Reptiles on a M#%!@#$F%$@&!%# Aircraft!
by Kevin Wolf
Has everybody by this point heard about Snakes on a Plane? May I assume so and consider the premise of this film and its internet buzz "as read"?
Ty Burr of the Boston Globe on Sunday had an idiotic article (click here to see link into the article [registration required]) about SoaP stating that Hollywood had "crossed a line" by soliciting fan input before the movie was finished and doing five days reshooting to incorporate fan-requested changes.
Burr's rather unnecessary quotes, pulled from Susan Sontag's "Notes On Camp" and sprinkled like jimmies across the page, would seem to indicate that the film shouldn't be taken too seriously. But his belabored article makes it clear that if Burr considers the movie a joke, he doesn't get the joke.

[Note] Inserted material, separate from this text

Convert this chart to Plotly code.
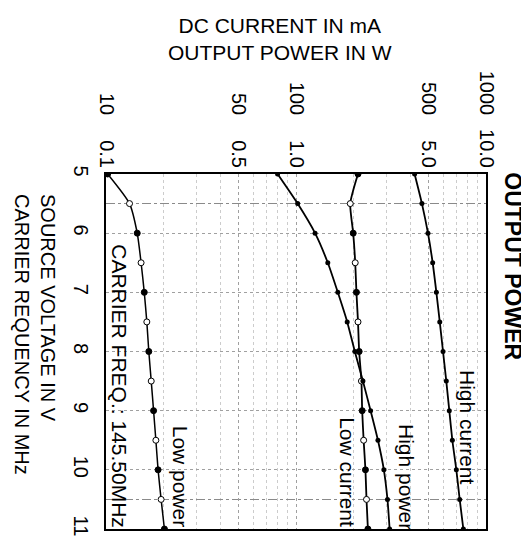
import plotly.graph_objects as go

# Source voltage (V), every 0.5 V
voltage = [5.0, 5.5, 6.0, 6.5, 7.0, 7.5, 8.0, 8.5, 9.0, 9.5, 10.0, 10.5, 11.0]

# DC current in mA
high_current = [421, 460, 495, 524, 548, 571, 594, 618, 641, 665, 698, 727, 760]
low_current = [212, 193, 200, 205, 208, 212, 215, 221, 223, 227, 232, 235, 239]

# Output power in W
high_power = [0.80, 1.02, 1.26, 1.47, 1.66, 1.86, 2.04, 2.25, 2.47, 2.70, 2.90, 3.03, 3.11]
low_power = [0.102, 0.133, 0.146, 0.153, 0.159, 0.164, 0.168, 0.173, 0.178, 0.183, 0.188, 0.195, 0.203]

# Tick labels
ma_ticks = [10, 50, 100, 500, 1000]
ma_text = ["10", "50", "100", "500", "1000"]
w_ticks = [0.1, 0.5, 1.0, 5.0, 10.0]
w_text = ["0.1", "0.5", "1.0", "5.0", "10.0"]
ma_minor = [20, 30, 40, 60, 70, 80, 90, 200, 300, 400, 600, 700, 800, 900]
v_ticks = [5, 6, 7, 8, 9, 10, 11]

FONT = "Liberation Sans, Arial, sans-serif"


def alt_fill(vals):
    return ["black" if float(v).is_integer() else "white" for v in vals]


fig = go.Figure()

fig.add_trace(go.Scatter(
    x=high_current, y=voltage, xaxis="x", yaxis="y", mode="lines+markers",
    line=dict(color="black", width=1.8, shape="spline", smoothing=0.6),
    marker=dict(size=5, color="black"), name="High current"))
fig.add_trace(go.Scatter(
    x=low_current, y=voltage, xaxis="x", yaxis="y", mode="lines+markers",
    line=dict(color="black", width=1.8, shape="spline", smoothing=0.6),
    marker=dict(size=6, color=alt_fill(voltage), line=dict(color="black", width=1)),
    name="Low current"))
fig.add_trace(go.Scatter(
    x=high_power, y=voltage, xaxis="x2", yaxis="y", mode="lines+markers",
    line=dict(color="black", width=1.8, shape="spline", smoothing=0.6),
    marker=dict(size=5, color="black"), name="High power"))
fig.add_trace(go.Scatter(
    x=low_power, y=voltage, xaxis="x2", yaxis="y", mode="lines+markers",
    line=dict(color="black", width=1.5, shape="spline", smoothing=0.6),
    marker=dict(size=6, color=alt_fill(voltage), line=dict(color="black", width=1)),
    name="Low power"))

grid = dict(gridcolor="#a0a0a0", griddash="dot", gridwidth=1)

fig.update_layout(
    width=529, height=539,
    margin=dict(l=98, r=51, t=166, b=11),
    paper_bgcolor="white", plot_bgcolor="white",
    showlegend=False,
    font=dict(family=FONT, color="black", size=20),
    xaxis=dict(
        type="log", range=[1, 3], side="top", anchor="y",
        tickvals=ma_ticks, ticktext=ma_text, tickangle=90,
        ticks="", ticklabelstandoff=50,
        showline=True, mirror=True, linecolor="black", linewidth=1.5,
        showgrid=True, **grid,
        minor=dict(tickvals=ma_minor, showgrid=True, gridcolor="#cccccc",
                   griddash="dot", gridwidth=1, ticks=""),
        tickfont=dict(size=20), zeroline=False),
    xaxis2=dict(
        type="log", range=[-1, 1], side="top", overlaying="x", anchor="y",
        tickvals=w_ticks, ticktext=w_text, tickangle=90,
        ticks="", ticklabelstandoff=2,
        showline=False, showgrid=False, zeroline=False,
        tickfont=dict(size=20)),
    yaxis=dict(
        range=[11, 5], tickvals=v_ticks, tickangle=90, ticks="",
        ticklabelstandoff=6,
        showline=True, mirror=True, linecolor="black", linewidth=1.5,
        showgrid=True, **grid,
        minor=dict(tickvals=[5.5, 10.5], showgrid=True, gridcolor="#8a8a8a",
                   griddash="dashdot", gridwidth=1, ticks=""),
        tickfont=dict(size=20), zeroline=False),
)

# paper coords: plot area spans y pixels 166..528 (height 362)
ann = [
    dict(text="DC CURRENT IN mA<br>OUTPUT POWER IN W", x=0.458, y=1.38,
         font=dict(size=21), textangle=0),
    dict(text="<b>OUTPUT POWER</b>", x=1.071, y=0.74, font=dict(size=23), textangle=90),
    dict(text="SOURCE VOLTAGE IN V<br>CARRIER REQUENCY IN MHz", x=-0.187, y=0.948,
         yanchor="top", align="left", font=dict(size=20), textangle=90),
    dict(text="CARRIER FREQ.: 145.50MHz", x=0.037, y=0.402, font=dict(size=21), textangle=90),
    dict(text="High current", x=0.953, y=0.287, font=dict(size=21), textangle=90),
    dict(text="High power", x=0.789, y=0.147, font=dict(size=21), textangle=90),
    dict(text="Low current", x=0.637, y=0.16, font=dict(size=21), textangle=90),
    dict(text="Low power", x=0.195, y=0.147, font=dict(size=21), textangle=90),
]
for a in ann:
    a.setdefault("xanchor", "center")
    a.setdefault("yanchor", "middle")
    fig.add_annotation(xref="paper", yref="paper", showarrow=False, **a)

fig.write_html("out.html")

How can you write about movies and apparently not know that studios do test screenings and focus groups all the time - efforts which have resulted in movies having their endings changed, scenes redone to be more clear or more pleasing, and many other changes up to and including reshooting entire films?
It seems disingenuous to declare that fans can't have their say when the only change in the situation was a move from studio-controlled test marketing to an organic internet groundswell of interest. Burr's real complaint seems to be that those in elite positions - directors, actors, *ahem* movie critics - have had their authority usurped by mere proles.
If the movie's creators had some Grand Point to make or were struggling mightily to make Art, they'd have had only to ignore the opinions of anybody not directly involved and finish what they started.
When the project in question is Hollywood high concept of a low order, fan input can't possibly be the ominous development Burr intimates. I mean, come on. Snakes on a plane!